I couldn't believe my eyes—a white man who greeted a black working class
woman!” In that simple action, there was
hope.
But Tutu’s words also appears to apply
well to Ezekiel’s life in Babylon. In spite of all of the darkness, there is a
ray of hope. Ezekiel 40 starts the last prophecy of Ezekiel. For the rest of
the book, we will only hear Ezekiel speak
in the vision. No longer will the man
speak. It is a familiar place for him – a place of comfort and hope in a world
that wasn’t offering much of either. The
year was 572 or 571 B.C.E. The temple, the center of Jewish life and the legacy
of King Solomon who was the last king to reign over a united nation of Israel,
was gone. The exile was in full swing. It had now been a quarter of a century
since the first exile when the best and the brightest had been removed out of Judah. Ezekiel’s last
vision, one that brings Ezekiel a sense of hope in the midst of the darkness,
is of a new temple. This temple has never
been built, and probably never will be constructed – at least not by human hands. The
Temple of Ezekiel vision is of a more metaphorical nature than of stone on
stone. And central to the metaphor is a sense of hope.

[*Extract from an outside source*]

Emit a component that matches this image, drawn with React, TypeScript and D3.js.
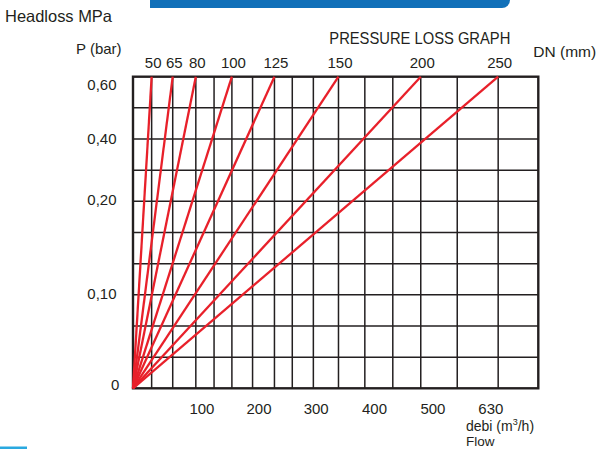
import React from "react";
import * as d3 from "d3";

// ---- data ----
const dnSizes = [50, 65, 80, 100, 125, 150, 200, 250];
// top end of each DN line, in percent of the plot width
const dnTopPct = [4.6, 9.8, 15.5, 24.4, 34.9, 50.7, 71.0, 90.1];
// vertical grid lines, percent of plot width
const vGridPct = [0, 4.6, 9.8, 15.5, 20.0, 24.4, 29.5, 34.9, 39.3, 44.5, 50.7, 57.2, 64.1, 71.0, 80.0, 90.1, 100];
// horizontal grid lines (grid units)
const hGrid = d3.range(0, 11);
const pLabels = ["0", "0,10", "0,20", "0,40", "0,60"];
const pLabelPos = [0.1, 3.05, 6.05, 8.0, 9.75];
const flowLabels = ["100", "200", "300", "400", "500", "630"];
const flowLabelPct = [17.0, 31.1, 45.2, 59.6, 74.0, 88.3];

const W = 598;
const H = 449;
const FONT = "'Liberation Sans', Arial, sans-serif";
const INK = "#231F20";

export default function App() {
  const x = d3.scaleLinear().domain([0, 100]).range([133, 538.3]);
  const y = d3.scaleLinear().domain([0, 10]).range([388.3, 76.7]);
  const line = d3.line<[number, number]>().x((d) => x(d[0])).y((d) => y(d[1]));

  return (
    <svg
      width={W}
      height={H}
      style={{ position: "absolute", left: 0, top: 0, background: "#fff" }}
      fontFamily={FONT}
    >
      <rect width={W} height={H} fill="#fff" />
      {/* top banner */}
      <path d="M150,-10 H510 V0 A8,8 0 0 1 502,8 H150 Z" fill="#1170B9" />
      {/* bottom-left accent */}
      <rect x={0} y={446.5} width={27} height={3} fill="#2AA9E0" />

      {/* grid */}
      {vGridPct.slice(1, -1).map((v, i) => (
        <line key={"v" + i} x1={x(v)} x2={x(v)} y1={y(0)} y2={y(10)} stroke={INK} strokeWidth={1.5} />
      ))}
      {hGrid.slice(1, -1).map((v, i) => (
        <line key={"h" + i} x1={x(0)} x2={x(100)} y1={y(v)} y2={y(v)} stroke={INK} strokeWidth={1.5} />
      ))}
      <rect
        x={x(0)}
        y={y(10)}
        width={x(100) - x(0)}
        height={y(0) - y(10)}
        fill="none"
        stroke={INK}
        strokeWidth={2.4}
      />

      {/* DN lines */}
      {dnTopPct.map((p, i) => (
        <path
          key={"dn" + i}
          d={line([[0, 0], [p, 10]]) || ""}
          stroke="#E8202A"
          strokeWidth={2.3}
          fill="none"
        />
      ))}

      {/* DN labels */}
      {dnSizes.map((d, i) => (
        <text key={"dl" + i} x={x(dnTopPct[i]) + 1.5} y={68.3} fontSize={15} textAnchor="middle" fill={INK}>
          {d}
        </text>
      ))}

      {/* pressure labels */}
      {pLabels.map((t, i) =>
        t === "0" ? (
          <text key={"pl" + i} x={119.3} y={y(pLabelPos[i]) + 5.3} fontSize={15} textAnchor="end" fill={INK}>
            {t}
          </text>
        ) : (
          <text key={"pl" + i} x={87.3} y={y(pLabelPos[i]) + 5.3} fontSize={15} fill={INK}>
            {t}
          </text>
        )
      )}

      {/* flow labels */}
      {flowLabels.map((t, i) => (
        <text key={"fl" + i} x={x(flowLabelPct[i])} y={414} fontSize={15} textAnchor="middle" fill={INK}>
          {t}
        </text>
      ))}

      {/* titles */}
      <text x={5} y={22} fontSize={16.5} textLength={107} lengthAdjust="spacingAndGlyphs" fill={INK}>
        Headloss MPa
      </text>
      <text x={76} y={54} fontSize={15} fill={INK}>
        P (bar)
      </text>
      <text x={329.3} y={44} fontSize={16.5} textLength={181} lengthAdjust="spacingAndGlyphs" fill={INK}>
        PRESSURE LOSS GRAPH
      </text>
      <text x={533.3} y={57} fontSize={15.5} fill={INK}>
        DN (mm)
      </text>
      <text x={466} y={431} fontSize={14} fill={INK}>
        debi (m
        <tspan fontSize={9} dy={-6}>3</tspan>
        <tspan dy={6}>/h)</tspan>
      </text>
      <text x={466} y={445.5} fontSize={13.5} fill={INK}>
        Flow
      </text>
    </svg>
  );
}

Ezekiel is told to speak the words of the
vision to everyone – to share his hope
with his fellow exiles. My wish is that we can do the same. We hold a hope that the world needs. Our hope is of a place that, just like Ezekiel’s temple,
won’t be built by human hands. There is something beyond this space in which we live. Jesus died so that we
could achieve it and his bones are no longer in the grave because he has gone
there ahead of us. We have hope.
What do you hope is going to happen today? In
your dreams, what does this day look like?

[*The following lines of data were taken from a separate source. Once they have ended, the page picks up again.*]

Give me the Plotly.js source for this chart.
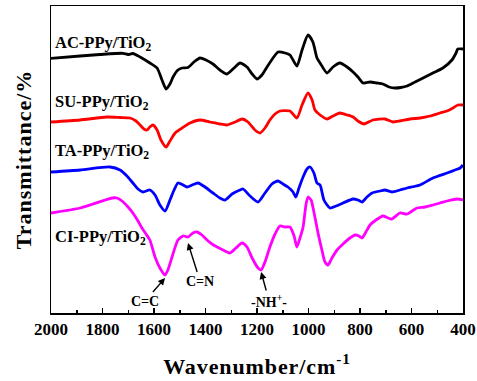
<!DOCTYPE html>
<html><head><meta charset="utf-8">
<script src="https://cdn.plot.ly/plotly-3.0.1.min.js"></script>
<style>
html,body{margin:0;padding:0;background:#fff}
#chart{width:477px;height:381px}
.xtitle{letter-spacing:0.9px}
.ytitle{letter-spacing:1px}
</style></head><body><div id="chart"></div>
<script>
// FTIR spectra (transmittance, arbitrary offset units) vs wavenumber (cm^-1)
const acWavenumber = [2000,1887,1810,1720,1701,1682,1654,1616,1588,1569,1553,1538,1526,1507,1491,1468,1445,1421,1398,1371,1344,1317,1289,1266,1239,1219,1200,1181,1161,1138,1118,1091,1072,1045,1025,1002,983,967,955,928,905,878,850,827,808,788,761,734,711,687,664,641,617,586,555,517,478,443,427,420,400];
const acTransmittance = [254.7,257,258.5,259.7,258.5,259.5,256,250,245,233,224,229,236,243,245,245.5,251,255,253,249,243,239,245,250,246,239,234,238,246,255,261,260,258,247,263,278,271,255,250,240,246,250,246,241,236,230,231,230,229,226,225,225.5,227,231,235,240,245,253,260,264,264];

const suWavenumber = [2000,1887,1783,1732,1693,1670,1654,1639,1627,1616,1604,1588,1573,1553,1538,1518,1491,1460,1421,1383,1344,1317,1285,1258,1235,1208,1188,1169,1150,1130,1111,1072,1045,1025,1002,986,975,955,928,905,878,850,827,808,784,750,703,672,645,606,567,528,489,462,439,420,400];
const suTransmittance = [191,193,196,195.5,195,192,188,184,183,186,188,183,173,166,172,180,185,190,193,191,189,188,191,194,191,183,180,185,193,199,202,202,195,208,220,213,203,198,194,197,200,198,196,192,189,193,194,191,192,194,195,197,200,202,205,208,208];

const taWavenumber = [2000,1887,1771,1732,1705,1682,1662,1643,1616,1596,1577,1557,1538,1522,1507,1487,1472,1452,1429,1402,1371,1344,1324,1297,1266,1254,1227,1196,1169,1142,1118,1099,1080,1060,1049,1037,1021,1006,994,979,967,955,940,917,893,866,827,808,792,773,753,722,703,676,645,617,567,517,462,431,411,400];
const taTransmittance = [141,143,146,143,137,130,124,121,123,118,108,102,113,123,130,128,126,128,130,126,120,115,113,119,123,124,117,111,120,129,132,129,126,121,116,125,136,144,146,140,130,128,113,105,107,110,114,113,111,116,120,122,123,121,123,125,128,135,140,143,145,148];

const ciWavenumber = [2000,1887,1763,1744,1724,1701,1682,1662,1647,1631,1616,1596,1577,1557,1546,1530,1507,1487,1468,1449,1433,1414,1394,1375,1355,1332,1305,1282,1258,1239,1219,1196,1184,1169,1150,1130,1111,1091,1072,1056,1045,1033,1021,1010,1002,990,983,963,948,936,924,909,889,866,839,819,804,792,777,761,738,711,691,676,645,617,598,579,548,517,489,462,423,400];
const ciTransmittance = [100,105,115,115,112,106,100,92,85,79,73,56,45,38,43,56,73,77,76,80,81,78,73,69,66,63,60,65,70,66,55,45,43,51,66,79,87,86,86,77,66,75,86,108,116,113,106,80,63,51,48,55,63,69,75,78,77,75,81,88,93,97,95,94,100,99,102,105,106,108,110,112,114,113];

const seriesNames = ['AC-PPy/TiO<sub>2</sub>','SU-PPy/TiO<sub>2</sub>','TA-PPy/TiO<sub>2</sub>','CI-PPy/TiO<sub>2</sub>'];
const seriesColors = ['#000000','#ff0000','#0000ff','#ff00ff'];
const xTickVals = [2000,1800,1600,1400,1200,1000,800,600,400];
const bandLabels = ['C=C','C=N','-NH<sup>+</sup>-'];
const bandWavenumbers = [1557,1468,1184];
const bandTipValues = [35,70,41];

const xs = [acWavenumber, suWavenumber, taWavenumber, ciWavenumber];
const ys = [acTransmittance, suTransmittance, taTransmittance, ciTransmittance];

const traces = xs.map((x,i)=>({
  x: x, y: ys[i], type:'scatter', mode:'lines', name: seriesNames[i],
  line:{color:seriesColors[i], width:2.8, shape:'spline', smoothing:0.6},
  hoverinfo:'skip'
}));

const serif = 'Liberation Serif, Times New Roman, serif';
const labelY = [270, 211, 162, 76];
const annotations = seriesNames.map((t,i)=>({
  text:t, x:1993, y:labelY[i], xref:'x', yref:'y', xanchor:'left', yanchor:'middle',
  showarrow:false, font:{family:serif, size:16.5, color:'#000', weight:'bold'}
}));
const bandOffsets = [[-20,23],[12,38],[8,29]];
bandLabels.forEach((t,i)=>{
  annotations.push({
    text:t, x:bandWavenumbers[i], y:bandTipValues[i], xref:'x', yref:'y',
    showarrow:true, arrowhead:2, arrowsize:1, arrowwidth:1.4, arrowcolor:'#000',
    ax:bandOffsets[i][0], ay:bandOffsets[i][1], standoff:0, startstandoff:0,
    font:{family:serif, size:14, color:'#000', weight:'bold'}
  });
});

const layout = {
  width:477, height:381,
  margin:{l:51, r:14, t:6, b:68},
  paper_bgcolor:'#fff', plot_bgcolor:'#fff',
  showlegend:false,
  xaxis:{
    range:[2000,400], autorange:false,
    tickvals:xTickVals, ticks:'inside', ticklen:5, tickwidth:1.5, tickcolor:'#000',
    minor:{dtick:100, tick0:400, ticks:'inside', ticklen:3, tickwidth:1.5, tickcolor:'#000'},
    showline:true, mirror:true, linecolor:'#000', linewidth:1.5,
    showgrid:false, zeroline:false,
    tickfont:{family:serif, size:17, color:'#000', weight:'bold'},
    title:{text:'Wavenumber/cm<sup>-1</sup>', standoff:20, font:{family:serif, size:22, color:'#000', weight:'bold'}}
  },
  yaxis:{
    range:[0,307], autorange:false,
    showticklabels:false, ticks:'',
    showline:true, mirror:true, linecolor:'#000', linewidth:1.5,
    showgrid:false, zeroline:false,
    title:{text:'Transmittance/%', standoff:12, font:{family:serif, size:22, color:'#000', weight:'bold'}}
  },
  annotations: annotations
};

Plotly.newPlot('chart', traces, layout, {staticPlot:true, displayModeBar:false});
</script></body></html>
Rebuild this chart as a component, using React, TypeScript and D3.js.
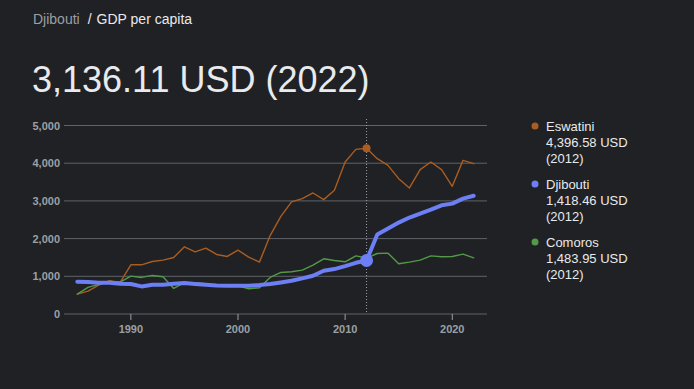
import React from 'react';
import * as d3 from 'd3';

const years = d3.range(1985, 2023);

const eswatini = [529, 608, 767, 882, 838, 1305, 1305, 1393, 1429, 1499, 1782, 1650, 1746, 1579, 1526, 1693, 1508, 1376, 2080, 2590, 2972, 3060, 3210, 3034, 3281, 4031, 4366, 4396.58, 4119, 3943, 3590, 3343, 3828, 4031, 3828, 3387, 4075, 3987];
const djibouti = [855, 847, 829, 829, 803, 794, 732, 776, 776, 803, 820, 794, 776, 758, 750, 750, 750, 767, 794, 838, 882, 944, 1014, 1146, 1191, 1270, 1358, 1418.46, 2108, 2267, 2425, 2558, 2663, 2769, 2884, 2928, 3060, 3136.11];
const comoros = [529, 706, 785, 864, 847, 1005, 970, 1023, 988, 679, 829, 829, 803, 750, 750, 750, 670, 697, 970, 1102, 1120, 1164, 1297, 1464, 1420, 1385, 1543, 1483.95, 1605, 1614, 1332, 1375, 1429, 1543, 1517, 1526, 1587, 1490];

const yTicks = [0, 1000, 2000, 3000, 4000, 5000];
const xTicks = [1990, 2000, 2010, 2020];
const focusYear = 2012;

const series = [
    { name: 'Eswatini', values: eswatini, color: '#a85d22', width: 1.4, dot: 4 },
    { name: 'Djibouti', values: djibouti, color: '#6d7ff4', width: 4, dot: 6.5 },
    { name: 'Comoros', values: comoros, color: '#529a47', width: 1.4, dot: 0 }
];
const legendOrder = ['Eswatini', 'Djibouti', 'Comoros'];

const W = 694;
const H = 389;
const font = '"Liberation Sans", Arial, sans-serif';

const App = () => {
    const x = d3.scaleLinear().domain([1985, 2022]).range([77.3, 473.7]);
    const y = d3.scaleLinear().domain([0, 5000]).range([314, 125.5]);
    const gridLeft = 64;
    const gridRight = 487;

    const line = d3.line<number>()
        .x((_, i) => x(years[i]))
        .y(d => y(d));

    const fi = years.indexOf(focusYear);
    const fmt = d3.format(',.2f');

    // thin lines first, thick blue on top
    const drawOrder = [series[0], series[2], series[1]];

    return (
        <div style={{ position: 'fixed', left: 0, top: 0, width: W, height: H, background: '#202124', overflow: 'hidden' }}>
            <svg width={W} height={H} style={{ display: 'block', fontFamily: font }}>
                <rect width={W} height={H} fill="#202124" />

                <text x={33} y={24} fontSize={14}>
                    <tspan fill="#9aa0a6">Djibouti</tspan>
                    <tspan fill="#e8eaed" dx={8}>/</tspan>
                    <tspan fill="#e8eaed" dx={5}>GDP per capita</tspan>
                </text>
                <text x={32} y={92} fontSize={36} fill="#e8eaed">
                    {fmt(djibouti[djibouti.length - 1])} USD ({years[years.length - 1]})
                </text>

                {/* grid */}
                {yTicks.map(t => (
                    <g key={t}>
                        <line x1={gridLeft} x2={gridRight} y1={y(t)} y2={y(t)} stroke="#5f6368" strokeWidth={1} />
                        <text x={60} y={y(t) + 4} textAnchor="end" fontSize={11} fontWeight="bold" fill="#9aa0a6">
                            {d3.format(',')(t)}
                        </text>
                    </g>
                ))}

                {xTicks.map(t => (
                    <g key={t}>
                        <line x1={x(t)} x2={x(t)} y1={y(0)} y2={y(0) + 6} stroke="#9aa0a6" strokeWidth={1} />
                        <text x={x(t)} y={333} textAnchor="middle" fontSize={11} fontWeight="bold" fill="#9aa0a6">{t}</text>
                    </g>
                ))}

                <line x1={x(focusYear)} x2={x(focusYear)} y1={119} y2={y(0)} stroke="#9aa0a6" strokeWidth={1} strokeDasharray="1,2" />

                {drawOrder.map(s => (
                    <path key={s.name} d={line(s.values) || ''} fill="none" stroke={s.color}
                        strokeWidth={s.width} strokeLinejoin="round" strokeLinecap="round" />
                ))}

                {drawOrder.filter(s => s.dot > 0).map(s => (
                    <circle key={s.name} cx={x(focusYear)} cy={y(s.values[fi])} r={s.dot} fill={s.color} />
                ))}

                {/* legend */}
                {legendOrder.map((name, i) => {
                    const s = series.find(d => d.name === name)!;
                    const cy = 126 + i * 58;
                    return (
                        <g key={name}>
                            <circle cx={535} cy={cy} r={3.5} fill={s.color} />
                            <text x={546} fontSize={13} fill="#e8eaed">
                                <tspan x={546} y={cy + 5}>{name}</tspan>
                                <tspan x={546} y={cy + 21}>{fmt(s.values[fi])} USD</tspan>
                                <tspan x={546} y={cy + 37}>({focusYear})</tspan>
                            </text>
                        </g>
                    );
                })}
            </svg>
        </div>
    );
};

export default App;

It is not an easy question. I wonder if,
for most of us, hope has very little to
do with today. We hope that we are happy, maybe that we don’t meet many grumpy
people. Maybe we hope to laugh at
something and spend time with some good friends. What is your hope for hope for
today? The truth is that we need hope just to get out of bed.
Maybe, like Ezekiel, we can lift our heads and
hope for more. We can hold a hope for
peace and a world that honors even the
“least of these.” This is the fabric of
the hope of the Christian faith. Welcome to hope!